CHALLENGE:
Locate all lines with the word "this" and copy them out.

GIVEN MATERIAL:
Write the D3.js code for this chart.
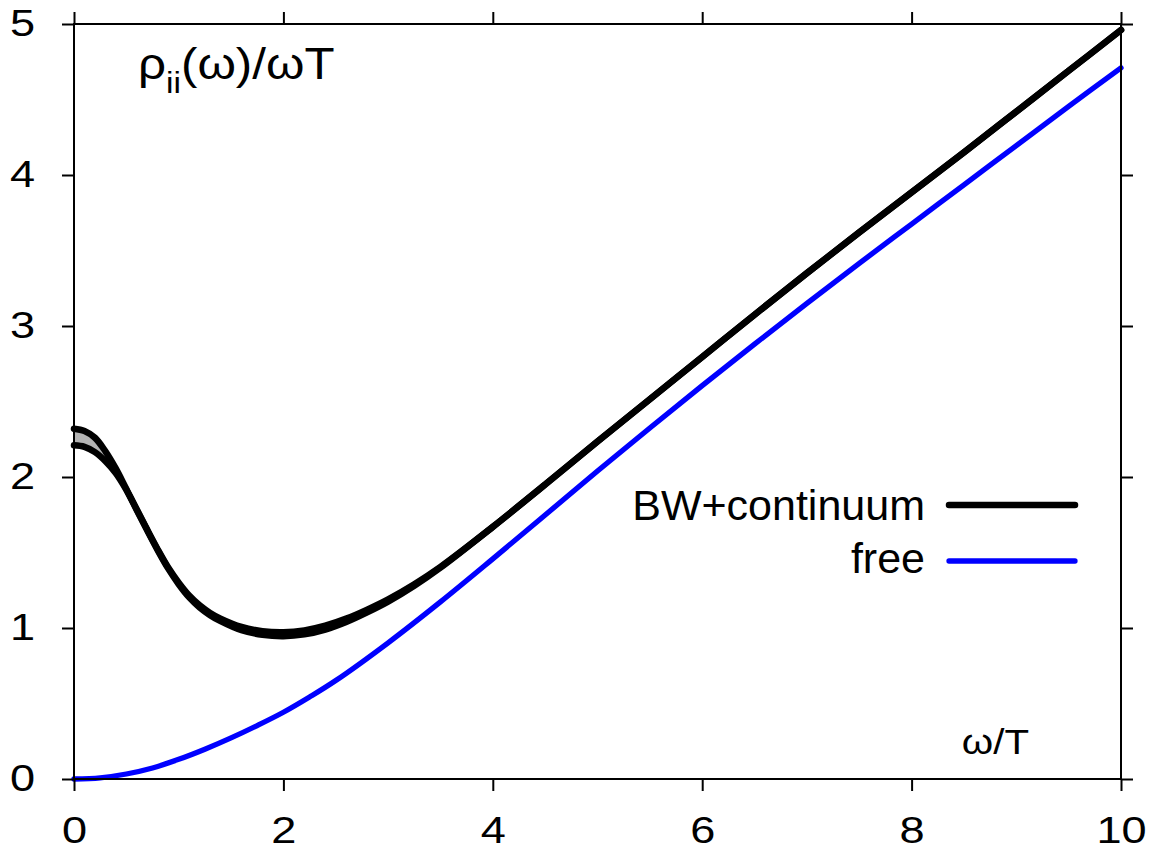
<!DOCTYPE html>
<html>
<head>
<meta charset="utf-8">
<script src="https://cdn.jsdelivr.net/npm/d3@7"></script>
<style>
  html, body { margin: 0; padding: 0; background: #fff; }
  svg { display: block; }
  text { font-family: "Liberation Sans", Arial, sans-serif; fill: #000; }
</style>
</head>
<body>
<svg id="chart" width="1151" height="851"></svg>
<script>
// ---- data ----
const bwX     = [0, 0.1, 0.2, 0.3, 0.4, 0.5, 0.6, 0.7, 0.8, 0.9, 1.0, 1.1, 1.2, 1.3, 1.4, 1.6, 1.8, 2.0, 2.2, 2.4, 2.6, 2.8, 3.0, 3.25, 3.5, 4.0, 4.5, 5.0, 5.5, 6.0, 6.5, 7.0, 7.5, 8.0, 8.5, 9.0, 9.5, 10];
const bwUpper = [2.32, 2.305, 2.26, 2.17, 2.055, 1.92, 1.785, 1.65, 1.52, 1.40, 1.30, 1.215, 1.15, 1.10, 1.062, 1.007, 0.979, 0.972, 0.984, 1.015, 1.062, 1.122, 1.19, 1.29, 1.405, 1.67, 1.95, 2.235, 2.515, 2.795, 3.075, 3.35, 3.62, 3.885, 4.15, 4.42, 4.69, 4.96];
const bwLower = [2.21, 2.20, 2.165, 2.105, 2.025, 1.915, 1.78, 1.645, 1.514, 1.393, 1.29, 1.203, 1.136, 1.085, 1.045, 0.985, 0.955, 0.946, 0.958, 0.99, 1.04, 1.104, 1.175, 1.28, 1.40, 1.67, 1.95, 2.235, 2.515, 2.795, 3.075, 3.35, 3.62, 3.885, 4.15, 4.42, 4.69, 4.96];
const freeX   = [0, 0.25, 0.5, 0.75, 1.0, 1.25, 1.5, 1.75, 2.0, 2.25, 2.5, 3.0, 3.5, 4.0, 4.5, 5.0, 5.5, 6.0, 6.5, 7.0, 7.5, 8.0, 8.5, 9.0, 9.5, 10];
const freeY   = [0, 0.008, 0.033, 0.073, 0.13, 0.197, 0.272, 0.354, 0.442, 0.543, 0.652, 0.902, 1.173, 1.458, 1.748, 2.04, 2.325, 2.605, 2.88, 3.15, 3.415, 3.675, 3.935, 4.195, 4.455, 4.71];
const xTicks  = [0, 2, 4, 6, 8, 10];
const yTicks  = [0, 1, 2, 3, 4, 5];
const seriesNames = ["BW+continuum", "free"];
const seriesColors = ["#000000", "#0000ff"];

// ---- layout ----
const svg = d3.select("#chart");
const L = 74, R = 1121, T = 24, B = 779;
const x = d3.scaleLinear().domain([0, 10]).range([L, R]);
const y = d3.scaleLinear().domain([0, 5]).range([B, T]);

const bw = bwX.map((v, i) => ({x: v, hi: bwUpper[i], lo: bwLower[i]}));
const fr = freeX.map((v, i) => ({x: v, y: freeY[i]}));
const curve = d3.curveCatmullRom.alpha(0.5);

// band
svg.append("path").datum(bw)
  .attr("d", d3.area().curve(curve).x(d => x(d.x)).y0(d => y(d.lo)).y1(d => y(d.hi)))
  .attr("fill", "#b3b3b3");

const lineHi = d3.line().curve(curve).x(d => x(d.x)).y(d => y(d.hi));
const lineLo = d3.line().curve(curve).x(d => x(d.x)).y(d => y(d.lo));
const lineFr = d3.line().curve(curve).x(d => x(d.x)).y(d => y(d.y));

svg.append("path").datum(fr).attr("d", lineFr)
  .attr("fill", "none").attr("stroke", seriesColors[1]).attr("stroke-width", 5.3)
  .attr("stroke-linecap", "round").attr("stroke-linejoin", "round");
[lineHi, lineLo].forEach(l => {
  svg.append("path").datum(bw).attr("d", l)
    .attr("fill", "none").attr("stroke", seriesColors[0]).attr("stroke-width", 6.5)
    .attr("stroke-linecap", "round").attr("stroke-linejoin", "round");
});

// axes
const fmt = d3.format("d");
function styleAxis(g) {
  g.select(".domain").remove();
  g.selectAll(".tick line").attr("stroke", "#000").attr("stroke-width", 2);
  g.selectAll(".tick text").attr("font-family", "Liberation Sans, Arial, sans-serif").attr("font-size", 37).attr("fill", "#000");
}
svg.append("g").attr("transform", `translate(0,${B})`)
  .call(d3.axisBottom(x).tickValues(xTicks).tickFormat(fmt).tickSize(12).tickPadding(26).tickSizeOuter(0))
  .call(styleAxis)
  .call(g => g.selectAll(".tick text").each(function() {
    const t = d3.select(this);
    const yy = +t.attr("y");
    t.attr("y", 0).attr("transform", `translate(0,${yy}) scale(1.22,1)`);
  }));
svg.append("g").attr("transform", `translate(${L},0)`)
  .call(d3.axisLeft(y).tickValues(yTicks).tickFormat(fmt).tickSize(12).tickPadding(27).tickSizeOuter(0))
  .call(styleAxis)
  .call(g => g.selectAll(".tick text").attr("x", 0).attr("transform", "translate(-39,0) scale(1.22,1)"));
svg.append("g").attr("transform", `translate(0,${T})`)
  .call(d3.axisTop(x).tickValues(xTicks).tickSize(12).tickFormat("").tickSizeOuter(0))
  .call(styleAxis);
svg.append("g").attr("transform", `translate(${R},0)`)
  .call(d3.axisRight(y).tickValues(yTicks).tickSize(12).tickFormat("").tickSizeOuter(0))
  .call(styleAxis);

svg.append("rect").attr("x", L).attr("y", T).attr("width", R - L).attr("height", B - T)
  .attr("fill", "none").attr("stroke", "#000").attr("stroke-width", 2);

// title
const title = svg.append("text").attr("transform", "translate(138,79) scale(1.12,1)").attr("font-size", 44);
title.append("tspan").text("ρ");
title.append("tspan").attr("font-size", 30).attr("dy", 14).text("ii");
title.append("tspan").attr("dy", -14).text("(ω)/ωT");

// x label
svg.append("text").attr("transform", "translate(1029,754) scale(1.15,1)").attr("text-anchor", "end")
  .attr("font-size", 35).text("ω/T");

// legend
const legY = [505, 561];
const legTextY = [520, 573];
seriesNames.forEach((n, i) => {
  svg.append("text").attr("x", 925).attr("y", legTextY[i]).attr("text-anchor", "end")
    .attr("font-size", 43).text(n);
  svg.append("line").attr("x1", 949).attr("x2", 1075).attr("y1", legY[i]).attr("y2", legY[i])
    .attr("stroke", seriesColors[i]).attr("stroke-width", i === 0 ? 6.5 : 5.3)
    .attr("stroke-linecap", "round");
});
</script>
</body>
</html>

FINISHED EXERCISE:
Write the D3.js code for this chart.
    const t = d3.select(this);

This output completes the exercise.